I'm little confused with Cactus and mock objects (jMock, Easy mock).

Could anyone please answer the following questions?

  1. When to use Cactus for testing?
  2. When not to use Cactus for testing?
  3. When to use mock objects for testing?
  4. When not to use mock objects for testing?
+2  A: 

Well, there is no greatly objective answer to this question, but mock objects are about testing behavior of your code, but cannot tell you if you are interacting with the container correctly.

Cactus runs your code in the container, so it is really more of an integration test, but what it tells you is that your code actually interacts with the container correctly (what it sends is legitimate, what it gets back is real).
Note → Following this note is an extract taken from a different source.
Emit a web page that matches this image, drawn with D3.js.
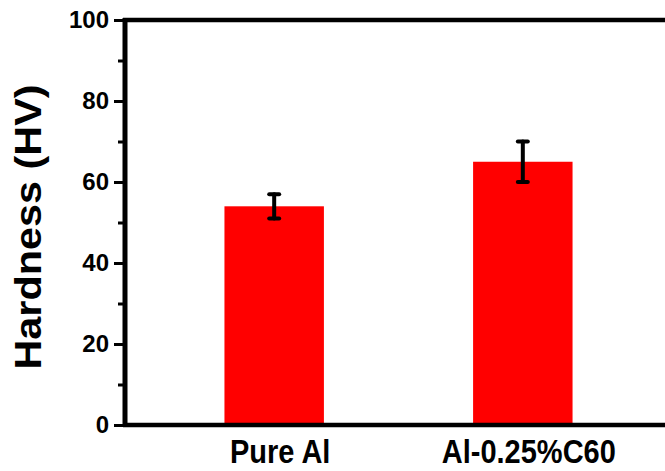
<!DOCTYPE html>
<html>
<head>
<meta charset="utf-8">
<script src="https://cdn.jsdelivr.net/npm/d3@7"></script>
<style>
  html, body { margin: 0; padding: 0; background: #fff; }
  svg { display: block; font-family: "Liberation Sans", Arial, sans-serif; font-weight: bold; }
</style>
</head>
<body>
<div id="chart"></div>
<script>
var categories = ['Pure Al', 'Al-0.25%C60'];
var hardness = [54, 65];
var errors = [3, 5];
var yTicks = [0, 20, 40, 60, 80, 100];
var yMinorTicks = [10, 30, 50, 70, 90];

var width = 665, height = 471;
var plotLeft = 125, plotTop = 20, plotBottom = 425;

var svg = d3.select('#chart')
  .append('svg')
    .attr('width', width)
    .attr('height', height);

var x = d3.scaleLinear()
  .domain([0.4, 2.6])
  .range([plotLeft, 672]);

var y = d3.scaleLinear()
  .domain([0, 100])
  .range([plotBottom, plotTop]);

var barW = x(1.2) - x(0.8);

// bars
svg.selectAll('rect.bar')
    .data(hardness)
    .enter()
  .append('rect')
    .attr('class', 'bar')
    .attr('x', function (d, i) { return x(i + 1) - barW / 2; })
    .attr('y', function (d) { return y(d); })
    .attr('width', barW)
    .attr('height', function (d) { return y(0) - y(d); })
    .attr('fill', '#ff0000');

// error bars
var err = svg.selectAll('g.err')
    .data(hardness)
    .enter()
  .append('g')
    .attr('stroke', '#000')
    .attr('stroke-width', 4)
    .attr('stroke-linecap', 'round');

err.append('line')
    .attr('x1', function (d, i) { return x(i + 1); })
    .attr('x2', function (d, i) { return x(i + 1); })
    .attr('y1', function (d, i) { return y(d - errors[i]); })
    .attr('y2', function (d, i) { return y(d + errors[i]); });

[-1, 1].forEach(function (s) {
  err.append('line')
      .attr('x1', function (d, i) { return x(i + 1) - 5; })
      .attr('x2', function (d, i) { return x(i + 1) + 5; })
      .attr('y1', function (d, i) { return y(d + s * errors[i]); })
      .attr('y2', function (d, i) { return y(d + s * errors[i]); });
});

// y axis
var yAxis = svg.append('g')
    .attr('transform', 'translate(' + plotLeft + ',0)')
    .call(d3.axisLeft(y).tickValues(yTicks).tickSize(11).tickPadding(5));

yAxis.select('.domain').remove();
yAxis.selectAll('.tick line').attr('stroke', '#000').attr('stroke-width', 3);
yAxis.selectAll('.tick text')
    .attr('fill', '#000')
    .style('font-size', '24px')
    .style('font-weight', 'bold')
    .style('font-family', '"Liberation Sans", Arial, sans-serif');

svg.append('g')
    .attr('transform', 'translate(' + plotLeft + ',0)')
    .call(d3.axisLeft(y).tickValues(yMinorTicks).tickSize(7).tickFormat(''))
    .call(function (g) { g.select('.domain').remove(); })
    .selectAll('.tick line').attr('stroke', '#000').attr('stroke-width', 3);

// frame lines
svg.append('line')
    .attr('x1', plotLeft).attr('x2', plotLeft)
    .attr('y1', plotTop - 2).attr('y2', plotBottom + 2)
    .attr('stroke', '#000').attr('stroke-width', 5);

svg.append('line')
    .attr('x1', plotLeft - 2).attr('x2', width)
    .attr('y1', plotTop).attr('y2', plotTop)
    .attr('stroke', '#000').attr('stroke-width', 4.5);

svg.append('line')
    .attr('x1', plotLeft - 2).attr('x2', width)
    .attr('y1', plotBottom).attr('y2', plotBottom)
    .attr('stroke', '#000').attr('stroke-width', 4.5);

// category labels
svg.selectAll('text.cat')
    .data(categories)
    .enter()
  .append('text')
    .attr('class', 'cat')
    .attr('transform', function (d, i) {
      return 'translate(' + (x(i + 1) + 6) + ',463) scale(1,1.15)';
    })
    .attr('text-anchor', 'middle')
    .style('font-size', '29px')
    .text(function (d) { return d; });

// y title
svg.append('text')
    .attr('transform', 'translate(41,227) rotate(-90)')
    .attr('text-anchor', 'middle')
    .style('font-size', '36px')
    .attr('textLength', 285)
    .attr('lengthAdjust', 'spacingAndGlyphs')
    .text('Hardness (HV)');
</script>
</body>
</html>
So to sum up, a Mock tells you that if you wanted behavior x, you got behavior x. Cactus tells you that behavior x actually gets an expected result within the container.

Which one you use depends a lot on what you are trying to accomplish with your test. If you want to do more TDD, the mock approach is the way to go. You do separate prototyping to see if you know enough about how the container works to write the code, then you do the unit testing, and then you have integration tests/acceptance tests to make sure it all works.

If however you are trying to do more traditional unit tests, where you are hitting the code with different values trying to test edge cases and behavior, then doing it with mocks isn't going to tell you very much, since a big part of your container is missing.

I currently much prefer the Mock approach, but if I were to get back into Cactus it would be more to test the invariants about the container so that if we upgrade the container we know that nothing important changed in how the container works that should affect our code.

Yishai
+1  A: 

When to use Cactus for testing?

For integration testing (involving interactions with the container). That is or was the sweet spot for Cactus. These tests are typically coarse grained... and their execution is not very fast.

When not to use Cactus for testing?

For other tests than integration tests (and even for integration tests, it's been a while since I've seen Cactus tests).

When to use mock objects for testing?

When you want to unit test something in isolation of the dependent things. These tests are typically fine grained, and their execution is fast.

When not to use mock objects for testing?

When you want to write integration tests (i.e. to test interactions), functional tests, etc.

The Mock Objects vs In-Container testing page on the Cactus web site summarizes this pretty well.